Capacitismo é uma palavra bem estranha à língua portuguesa, mas, pelo movimento de uso, que só se expande no país, principalmente nas redes sociais, deve mesmo se consolidar como uma espécie de designação do preconceito contra pessoas com deficiência.
O termo guarda relação com capacidades ou incapacidades projetadas, inventadas ou subestimadas. Ser capacitista implicaria imputar ao outro características-padrão que seriam geradas por sua condição física, sensorial ou intelectual.
Assim, por exemplo, toda criança cadeirante seria um anjo, toda pessoa cega seria desorientada, não ter os braços seria ter inabilidade para trabalho, ter paralisia cerebral implicaria não saber pensar ou agir e um caminhão de outros rótulos construídos ao longo do tempo, invariavelmente estigmatizados, equivocados e inferiorizantes. Cada “serumano” é único.
Diferentemente de outras expressões que falam diretamente às suas intenções, como racista está para agressão à raça, como machismo está para os conceitos arraigados do macho, como homofobia –e também a transfobia, a velhofobia– está para o ódio a um grupo, ser capacitista não relaciona diretamente a uma atitude contra o povo que não anda, não vê, não enxerga…
Isso afeta um bocado a clara identificação de ações discriminatórias que acabam ganhando vestes de piadas, de ações impensadas e até de liberdade de expressão, nunca de uma postura que desqualifica, humilha e ofende.
Em recente reportagem a respeito de pessoas com nanismo, da Folha, uma avalanche de comentários jocosos, carregados de ironias, se formou em postagens no Instagram. Uma afronta que não pode mais ser encarada como “coisa de internet”.
Jonathan de Paula Marques, 23, Marcela Moura, 26, Márcio Dellafina, 52, Ana Vitória da Silva Dellafina, 18, e Maria Rita Hubner Pottes Pacheco, 30, testam roupas com modelagem que atendem pessoas com nanismo Karime Xavier/Folhapress
A reação aconteceu, principalmente, em resposta ao fato de membros desse grupo recusarem o rótulo de “anões”, termo que, historicamente, foi ganhando conotações ridicularizantes e não condizentes com a realidade de quem tem nanismo. As dores são de quem sente, não de quem chicoteia.
O capacisitmo é crime expresso pela Lei Brasileira de Inclusão, que prevê, inclusive, pena de prisão aos infratores. Como os principais protegidos pela medida ainda mal conseguem ter o básico de cidadania –ir, vir e permanecer–, gritar contra as opressões é processo que vai levar tempo.
Por enquanto, a coisa funciona da mesma maneira como perduraram ofensas, agressões e rebaixamentos feitos ao negro no país.

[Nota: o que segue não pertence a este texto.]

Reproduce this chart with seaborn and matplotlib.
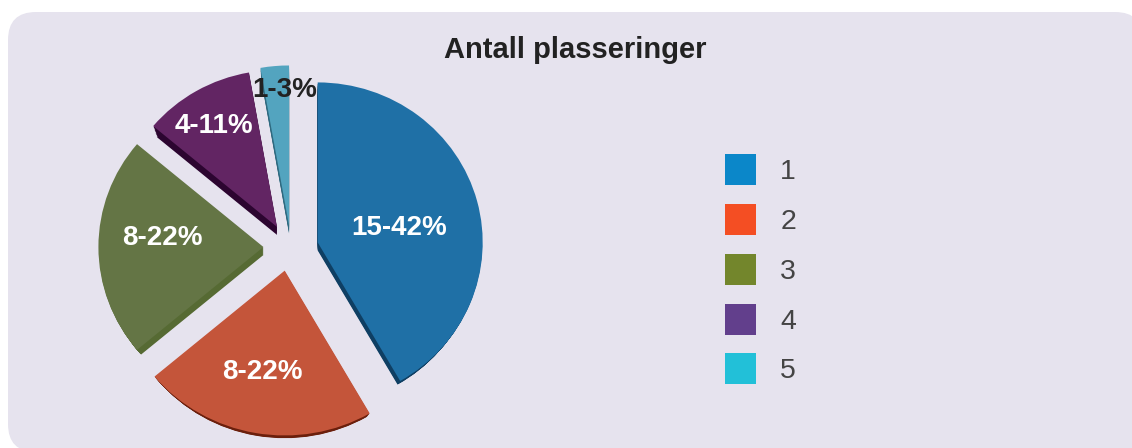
import matplotlib
matplotlib.use('Agg')
import matplotlib.pyplot as plt
from matplotlib.patches import FancyBboxPatch, Patch
import seaborn as sns

title = 'Antall plasseringer'
categories = ['1', '2', '3', '4', '5']
counts = [15, 8, 8, 4, 1]
labels = ['15-42%', '8-22%', '8-22%', '4-11%', '1-3%']

face_colors = sns.color_palette(['#1f70a6', '#c4553a', '#647545', '#622563', '#53a4bf'])
side_colors = sns.color_palette(['#0f3f63', '#6b1f0c', '#566a33', '#2c0530', '#2f6a80'])
legend_colors = sns.color_palette(['#0b87c9', '#f44e23', '#73862c', '#623f8c', '#22c0d8'])
label_colors = ['white', 'white', 'white', 'white', '#222222']

W, H = 1132, 448
sns.set_theme(style='white')
plt.rcParams['font.family'] = ['Liberation Sans', 'DejaVu Sans']

fig = plt.figure(figsize=(W / 100, H / 100), dpi=100, facecolor='white')

# rounded panel behind everything, in pixel coords
bg = fig.add_axes([0, 0, 1, 1], zorder=0)
bg.set_xlim(0, W)
bg.set_ylim(H, 0)
bg.axis('off')
bg.add_patch(FancyBboxPatch((8 + 28, 12 + 28), 1135 - 56, 440 - 56, boxstyle='round,pad=28,rounding_size=28',
                            fc='#e6e3ee', ec='none'))

# pie axes: centre at (289, 247), rx 165 px, ry 160 px
size = 1.4
ax = fig.add_axes([(289 - 165 * size) / W, 1 - (247 + 160 * size) / H, 330 * size / W, 320 * size / H], zorder=1)
explode = [0.18, 0.15, 0.155, 0.145, 0.135]
no_edge = {'linewidth': 0, 'edgecolor': 'none'}

# the original has some perspective, so each slice gets a small correction
radius_scale = [1, 1.03, 1, 0.98, 1]
nudge = [(0, -0.018), (0, 0), (0, 0), (0, 0), (0.012, 0)]


def draw_pie(colors, dy=0, radius=1):
    wedges, _ = ax.pie(counts, colors=colors, explode=explode, startangle=90, counterclock=False,
                       center=(0, dy), radius=radius, wedgeprops=no_edge)
    for w, s, (nx, ny) in zip(wedges, radius_scale, nudge):
        w.set_radius(w.r * s)
        w.set_center((w.center[0] + nx, w.center[1] + ny))


# stacked darker pies give the extruded side
for k in range(8, 0, -1):
    draw_pie(side_colors, dy=-k / 160, radius=1 - k * 0.004)
draw_pie(face_colors)
ax.set_aspect('auto')
ax.set_xlim(-size, size)
ax.set_ylim(-size, size)
ax.patch.set_alpha(0)

# texts have to sit on top of the pie
txt = fig.add_axes([0, 0, 1, 1], zorder=2)
txt.set_xlim(0, W)
txt.set_ylim(H, 0)
txt.axis('off')
label_xy = [(399, 228), (262, 372), (162, 238), (214, 126), (285, 90)]
for lab, (x, y), c in zip(labels, label_xy, label_colors):
    txt.text(x, y, lab, color=c, fontsize=20, fontweight='bold', ha='center', va='center')
txt.text(575, 50, title, color='#222222', fontsize=21, fontweight='bold', ha='center', va='center')

handles = [Patch(fc=c, ec='none', label=n) for c, n in zip(legend_colors, categories)]
leg = txt.legend(handles=handles, loc='upper left', bbox_to_anchor=(725 / W, 1 - 154 / H), frameon=False,
                 prop={'family': 'Liberation Sans', 'size': 20.5}, labelcolor='#444444',
                 handlelength=1.09, handleheight=1.3, handletextpad=0.85, labelspacing=0.66,
                 borderpad=0, borderaxespad=0)

fig.savefig('out.png', dpi=100)
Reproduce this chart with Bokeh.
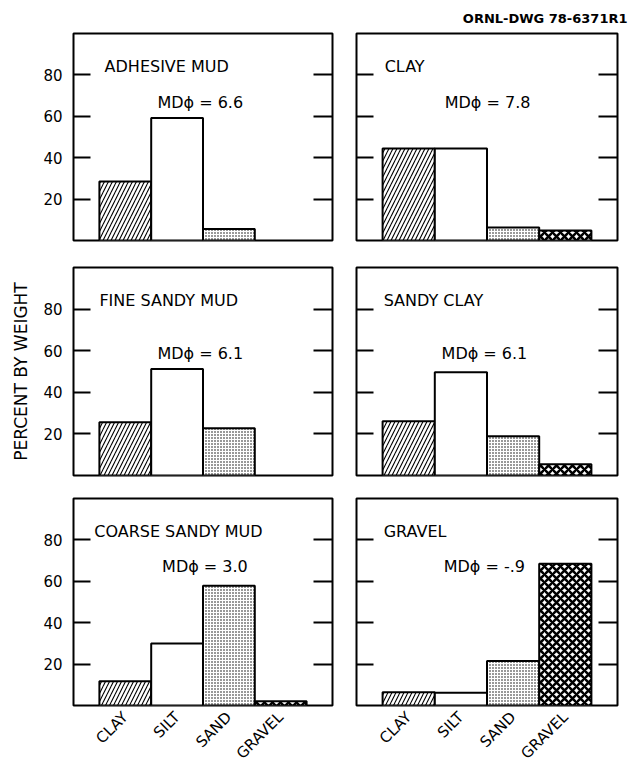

Quem praticava achava que era bobagem, quem recebia sentia, se oprimia e esperava que o tempo trouxesse justiça.
Com um Congresso, com parcas exceções, inacreditavelmente alheio ao aprofundamento do debate da diversidade e agindo pelo capacitismo –emperrando benefícios fiscais, ausentando-se de debates como o da educação inclusiva, por exemplo, e alterando leis que facilitam a exclusão–, a proteção efetiva só atrasa mais.
O alento é que um molho de cidadania, engrossado por entidades civis e por gente mais humana, começa a levantar fervura em defesa da dignidade às pessoas com deficiência e, talvez, o capacitismo seja reconhecido e enfrentado com menos séculos de atraso que outros preconceitos cultivados.
Outro ponto que joga a favor é que a força de mobilização das diferenças tem sido cada vez mais efetiva e reativa. Todo o mundo está exposto a ter atitudes atreladas a valores ultrapassados e ancorados na ignorância, mas não ter o mínimo de cuidado para entender como suas posturas podem atingir negativamente a vida do outro não pode mais passar incólume.